岸本佐知子は翻訳家で、彼女が訳した、というだけで、その面白さはちょっと保証される。例えば「楽しい夜」とかね。その他にも「『罪と罰』を読まない」で三浦しをんやクラフト・エヴィング商會と組んでるし・・・と書いていて、気がついた!この「秘密の質問」の装丁も装画も、実に洒落てるよなあ、誰だろう、と思ったらクラフト・エヴィング商會じゃないか。やっぱり仲良しなんだなあ。で、この本は「なんらかの事情」の続編でもある。あれも非常に奇妙な、面白い本であった。

この人のなんともおかしな奇妙な面白さは、どう説明したらいいんだろうね。

例えば、歌舞伎を見にいくでしょう?あんまり歌舞伎は詳しくないから、ちゃんと筋とか役者とか、予習していく。すると劇場で、何列か前に、半袖白いTシャツの白人男性が座っているのを見つける。やがて演目が始まるのだが、あの二人の白人はこれがどういう話かわかっているのか、と気になってくる。で、試しに頭の中で説明を試みるのだが、なかなかうまくいかない。そうこうするうちに、いちいち「あの二人の目にはどう見えるのか?」に捉われるようになる。頭の中で、「おいボブ、あれは靴なのか、箱なのか?」と片方が花魁の足元を指して聞く。「それを言うならサム、彼女の頭から軍艦みたいに突き出している棒は一体何なんだ?」「それに男はみんななんで頭の中央部分を剃っているんだ?宗教上の理由か?」頭の中の二人がうるさくて、芝居に集中できない。

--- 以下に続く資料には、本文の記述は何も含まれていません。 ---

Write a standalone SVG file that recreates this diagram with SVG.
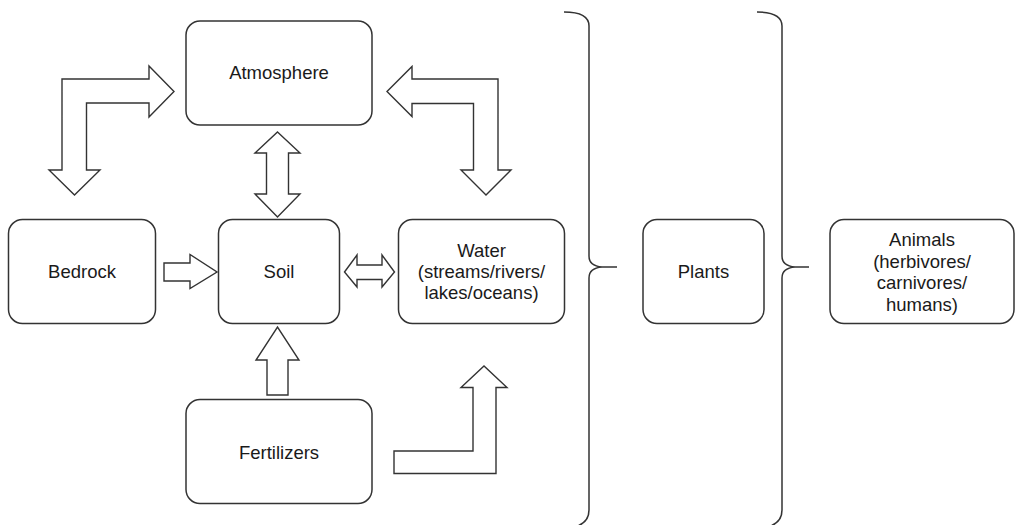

休憩をはさみ、踊りが始まると例の二人は現実にはもういなくなっているが、もう手遅れだ。頭の中にはボブとサムがもう入り込んでいて、目と脳を乗っ取っている。ボブサム目線で見る「奴道成寺」は超前衛舞踏である。白塗りの人物が男になったり女になったり、頭を青くピカピカに塗った白装束の人々とジルバを踊ったり、チェリーブロッサムの枝を手に襲いかかってっくるショッカー的な軍団を手を触れずにバタバタ倒す。

それはまあいいとして、困るのは、歌舞伎が終わって何ヶ月も経つのにボブサムがまだ帰ってくれない。

・・・というような感じ。といえばわかるだろうか。なんか、変に共感しちゃうんだよね。